Searching for Multiple Strings
Suppose you have an application that needs to search for all occurrences of multiple strings in a text stream. For example, you might want to search a large text file for all occurrences of “cycling”, “bicycling”, “bicycle”, “cycle”, “bike”, and other bicycling-related terms. This can be a more difficult task than it first appears.
The simple case
If the file is small, the task isn’t terribly difficult. You can read the entire file as a string into memory and then use standard string searching methods to find each string, as shown here.
private static void FindAllSimple(string textToSearch, string[] searchStrings)
{
// brute force method
foreach (var s in searchStrings)
{
int iPos = 0;
int foundPos;
while (iPos < textToSearch.Length && (foundPos = textToSearch.IndexOf(s, iPos)) != -1)
{
Console.WriteLine(“{0},{1}”, foundPos, s);
iPos = foundPos + 1;
}
}
}
That code walks through the source text calling IndexOf repeatedly for each string to find all occurrences.
Note that when a match is found it increments by just one character rather than by the length of the string.
The reason is that we want all occurrences. So if the text contains “ababababababa” and we’re searching for “aba”, we’ll get:
ababababababa
aba
aba
aba
aba
aba
aba
If we were to increment by the length of the found string, our results would be quite different:
ababababababa
aba
aba
aba
It’s possible to speed things up a little bit by determining how much we could increment for each search string.
For example, if we’re searching for “aba”, then we could add two to the found position because we know that if we found “aba” at position 10, then position 11 can’t be the start of the next occurrence because by definition that position contains the letter “b”. Such an optimization can be very effective if the strings are long and if it’s expensive to search intervening characters. But for searching relatively short strings in memory, the string preprocessing overhead takes more time than the optimization saves.
You might also be able to use regular expressions to solve this simple case. For example, if you were looking for “bike” or “bicycle”, you could construct a regular expression and call the Match method repeatedly to find all occurrences. That seems like a win because you then only have to go through the source string one time. But it has a serious drawback: it misses things.
Consider searching for all occurrences of “ab” and “aba” within the string “ababababababa”. The method shown above works very well in this case, but the regular expression solution wouldn’t work at all. It would find all occurrences of “aba”, but it wouldn’t find any of the “ab”. Granted, you could special case overlapping strings, but I think you’d find it more trouble than it’s worth.
How fast is it?
The time required by the brute force string search is proportional to the size of the source text and the number of strings searched for.

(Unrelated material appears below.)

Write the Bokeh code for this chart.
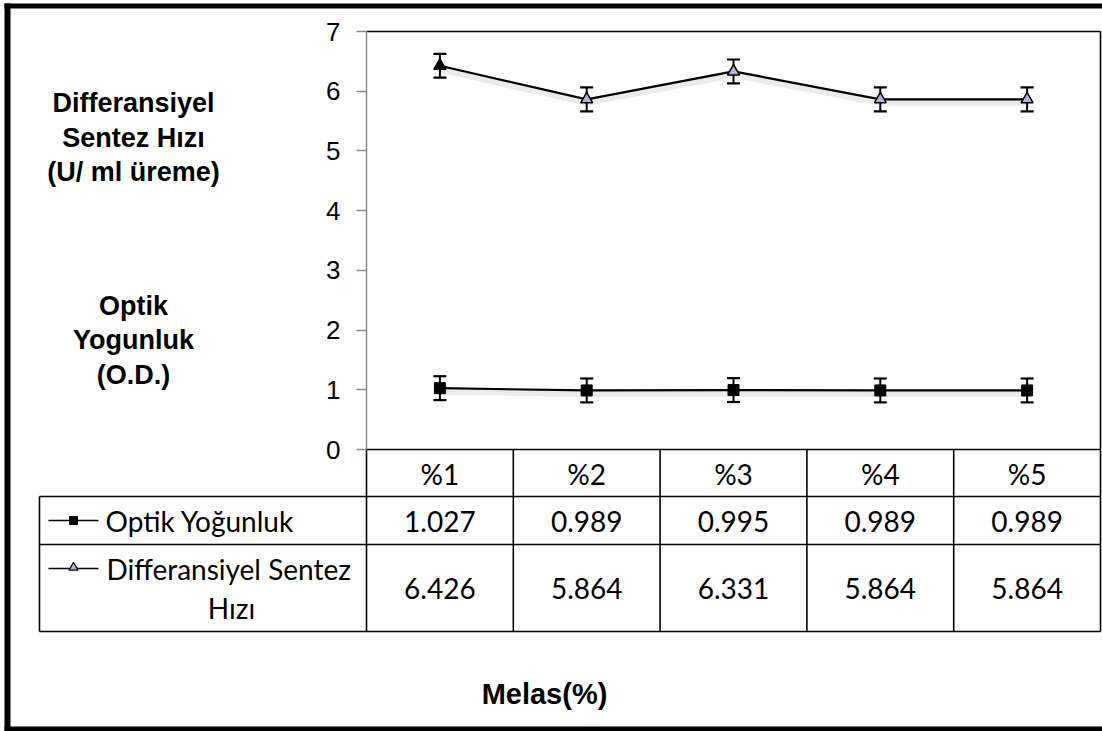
from bokeh.plotting import figure
from bokeh.models import Range1d, LinearAxis, FixedTicker, Whisker, TeeHead, ColumnDataSource
from bokeh.embed import file_html
from bokeh.resources import INLINE
from bokeh.core.properties import value

# ---------------- data ----------------
categories = ["%1", "%2", "%3", "%4", "%5"]
optik_yogunluk = [1.027, 0.989, 0.995, 0.989, 0.989]
optik_err = [0.2, 0.2, 0.2, 0.2, 0.2]
diff_sentez = [6.426, 5.864, 6.331, 5.864, 5.864]
diff_err = [0.2, 0.2, 0.2, 0.2, 0.2]
y_ticks = [0, 1, 2, 3, 4, 5, 6, 7]
row_label_1 = "Optik Yoğunluk"
row_label_2 = ["Differansiyel Sentez", "Hızı"]
title_upper = ["Differansiyel", "Sentez Hızı", "(U/ ml üreme)"]
title_lower = ["Optik", "Yogunluk", "(O.D.)"]
x_title = "Melas(%)"

# ---------------- layout (reference pixel positions) ----------------
W, H = 1102, 731
OX, OY = 0, 0
PL, PR, PT, PB = 366, 1100, 31, 449  # plot area
Y_MIN, Y_MAX = 0, 7
n = len(categories)
xs = (PR - PL) / n
ys = (PB - PT) / (Y_MAX - Y_MIN)
x_start = 0.5 - (PL - OX) / xs
x_end = x_start + W / xs
y_start = Y_MIN - (OY + H - PB) / ys
y_end = y_start + H / ys
shadow_off = 3 / ys

TL = 39
R0, R1, R2, R3 = 449, 496, 544, 631
MARK_FILL = "#bcaed8"
TABLE_FONT = value("Lato")
TABLE_SIZE = "28px"

p = figure(width=W, height=H, x_range=Range1d(x_start, x_end), y_range=Range1d(y_start, y_end),
           output_backend="svg", toolbar_location=None, x_axis_location=None, y_axis_location=None,
           min_border=0, outline_line_color=None, background_fill_color="white",
           border_fill_color="white")
p.grid.visible = False
p.extra_x_ranges = {"px": Range1d(OX, OX + W)}
p.extra_y_ranges = {"px": Range1d(OY + H, OY),
                    "shadow": Range1d(y_start + shadow_off, y_end + shadow_off)}

# ---------------- axes ----------------
yaxis = LinearAxis(fixed_location=0.5, bounds=(Y_MIN, Y_MAX), ticker=FixedTicker(ticks=y_ticks))
yaxis.axis_line_color = "#8a8a8a"
yaxis.axis_line_width = 1.5
yaxis.major_tick_line_color = "#8a8a8a"
yaxis.major_tick_line_width = 1.5
yaxis.major_tick_out = 10
yaxis.major_tick_in = 0
yaxis.minor_tick_line_color = None
yaxis.major_label_standoff = 16
yaxis.major_label_text_font = "Liberation Sans"
yaxis.major_label_text_font_size = "26px"
yaxis.major_label_text_color = "black"
p.add_layout(yaxis, "left")

xaxis = LinearAxis(fixed_location=0, bounds=(0.5, n + 0.5),
                   ticker=FixedTicker(ticks=list(range(1, n + 1))),
                   major_label_overrides={i + 1: c for i, c in enumerate(categories)})
xaxis.axis_line_color = None
xaxis.major_tick_line_color = None
xaxis.minor_tick_line_color = None
xaxis.major_tick_out = 0
xaxis.major_label_standoff = 7
xaxis.major_label_text_font = "Lato"
xaxis.major_label_text_font_size = TABLE_SIZE
xaxis.major_label_text_color = "black"
p.add_layout(xaxis, "below")

# ---------------- series ----------------
xpos = list(range(1, n + 1))
src = ColumnDataSource(dict(
    x=xpos,
    od=optik_yogunluk,
    od_lo=[v - e for v, e in zip(optik_yogunluk, optik_err)],
    od_hi=[v + e for v, e in zip(optik_yogunluk, optik_err)],
    ds=diff_sentez,
    ds_lo=[v - e for v, e in zip(diff_sentez, diff_err)],
    ds_hi=[v + e for v, e in zip(diff_sentez, diff_err)],
    ds_fill=["black"] + [MARK_FILL] * (n - 1),
))

for col in ("od", "ds"):
    p.line("x", col, source=src, y_range_name="shadow", line_color="black", line_alpha=0.08, line_width=7)
    p.line("x", col, source=src, line_color="black", line_width=2.2)

for lo, hi in (("od_lo", "od_hi"), ("ds_lo", "ds_hi")):
    w = Whisker(source=src, base="x", lower=lo, upper=hi, line_color="black", line_width=2,
                upper_head=TeeHead(size=13, line_width=2.2, line_color="black"),
                lower_head=TeeHead(size=13, line_width=2.2, line_color="black"))
    p.add_layout(w)

p.scatter("x", "od", source=src, marker="square", size=11, fill_color="black", line_color="black")
p.scatter("x", "ds", source=src, marker="triangle", size=12, fill_color="ds_fill",
          line_color="black", line_width=1.5)

# ---------------- frame & data table ----------------
p.segment(x0=[PL, TL, TL, TL, PL], y0=[PB, R1, R2, R3, PT],
          x1=[PR, PR, PR, PR, PR], y1=[PB, R1, R2, R3, PT],
          x_range_name="px", y_range_name="px", line_color="black", line_width=1.6)
p.segment(x0=[TL], y0=[R1], x1=[TL], y1=[R3], x_range_name="px", y_range_name="px",
          line_color="black", line_width=1.6)
bounds_x = [i + 0.5 for i in range(n)]
p.segment(x0=bounds_x, y0=[R0] * n, x1=bounds_x, y1=[R3] * n, y_range_name="px",
          line_color="black", line_width=1.6)
p.segment(x0=[n + 0.5], y0=[PT], x1=[n + 0.5], y1=[R3], y_range_name="px",
          line_color="black", line_width=1.6)

# values in table
p.text(x=xpos, y=[521] * n, text=[f"{v:.3f}" for v in optik_yogunluk], y_range_name="px",
       text_font=TABLE_FONT, text_font_size=TABLE_SIZE, text_align="center",
       text_baseline="alphabetic", text_color="black")
p.text(x=xpos, y=[588] * n, text=[f"{v:.3f}" for v in diff_sentez], y_range_name="px",
       text_font=TABLE_FONT, text_font_size=TABLE_SIZE, text_align="center",
       text_baseline="alphabetic", text_color="black")

# row labels with legend keys
p.segment(x0=[48, 48], y0=[520, 568], x1=[98, 98], y1=[520, 568], x_range_name="px",
          y_range_name="px", line_color="black", line_width=1.6)
p.scatter(x=[73], y=[520], marker="square", size=8, fill_color="black", line_color="black",
          x_range_name="px", y_range_name="px")
p.scatter(x=[73], y=[567], marker="triangle", size=9, fill_color=MARK_FILL, line_color="black",
          line_width=1.2, x_range_name="px", y_range_name="px")
p.text(x=[105, 106], y=[520, 568], text=[row_label_1, row_label_2[0]], x_range_name="px",
       y_range_name="px", text_font=TABLE_FONT, text_font_size=TABLE_SIZE, text_align="left",
       text_baseline="alphabetic", text_color="black")
p.text(x=[231], y=[607], text=[row_label_2[1]], x_range_name="px", y_range_name="px",
       text_font=TABLE_FONT, text_font_size=TABLE_SIZE, text_align="center",
       text_baseline="alphabetic", text_color="black")

# axis titles
p.text(x=[133] * 3, y=[102, 137, 171], text=title_upper, x_range_name="px", y_range_name="px",
       text_font=value("Liberation Sans"), text_font_size="27px", text_font_style="bold",
       text_align="center", text_baseline="alphabetic", text_color="black")
p.text(x=[133] * 3, y=[305, 339, 374], text=title_lower, x_range_name="px", y_range_name="px",
       text_font=value("Liberation Sans"), text_font_size="27px", text_font_style="bold",
       text_align="center", text_baseline="alphabetic", text_color="black")
p.text(x=[544], y=[693], text=[x_title], x_range_name="px", y_range_name="px",
       text_font=value("Liberation Sans"), text_font_size="29px", text_font_style="bold",
       text_align="center", text_baseline="alphabetic", text_color="black")

# outer chart border
p.segment(x0=[7, 4, 4], y0=[3, 5.5, 728.5], x1=[7, W, W], y1=[731, 5.5, 728.5],
          x_range_name="px", y_range_name="px", line_color="black", line_width=[6, 5, 5])

open("out.html", "w").write(file_html(p, INLINE))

If N is the number of strings you’re searching for and M is the time it takes to search for one string, then the time it takes for all strings is N * M. There is some overhead for finding a match, and the length of the strings you’re searching for plays a role, but N * M is a good rough approximation. Finding 100 strings should take 10 times as long as finding 10 strings.
I ran a test on my system using a five megabyte text file, searching for multiple strings in the source text. The results show that N * M is a pretty good indicator.
| Number of strings | Time |
| 10 | 106 ms |
| 100 | 888 ms |
| 200 | 1,735 ms |
| 1,000 | 8,943 ms |
There’s a little bit of initial overhead, but after that it’s pretty close. 200 strings takes almost exactly twice as long as does 100, and 1,000 strings takes 10 times as long.
It’s also true that if you double the length of the text, the time to search doubles. Finding all occurrences of 1,000 strings in 10 megabytes takes almost 18 seconds.
So if N * M holds true, then how long would it take to find all occurrences of 10 strings in a gigabyte? If it takes 106 ms to find those strings in 5 megabytes, then:
106 ms / 5 Mb = ?? ms / 1024 Mb
(1024 Mb) * (106 ms / 5 Mb) = 21,708 ms (~ 22 seconds)
And if you want to find all occurrences of 1,000 strings in that gigabyte, it would take you 22,000 seconds, or about six hours.
Remember, we’re doing all of this in memory. Imagine what the times would be if you were searching through a 10 gigabyte file. Considering that it takes 15 or 20 seconds to read a gigabyte from disk, it would take you close to two minutes per string to find all occurrences. Clearly, we need a more efficient way to search for multiple strings in a large text archive.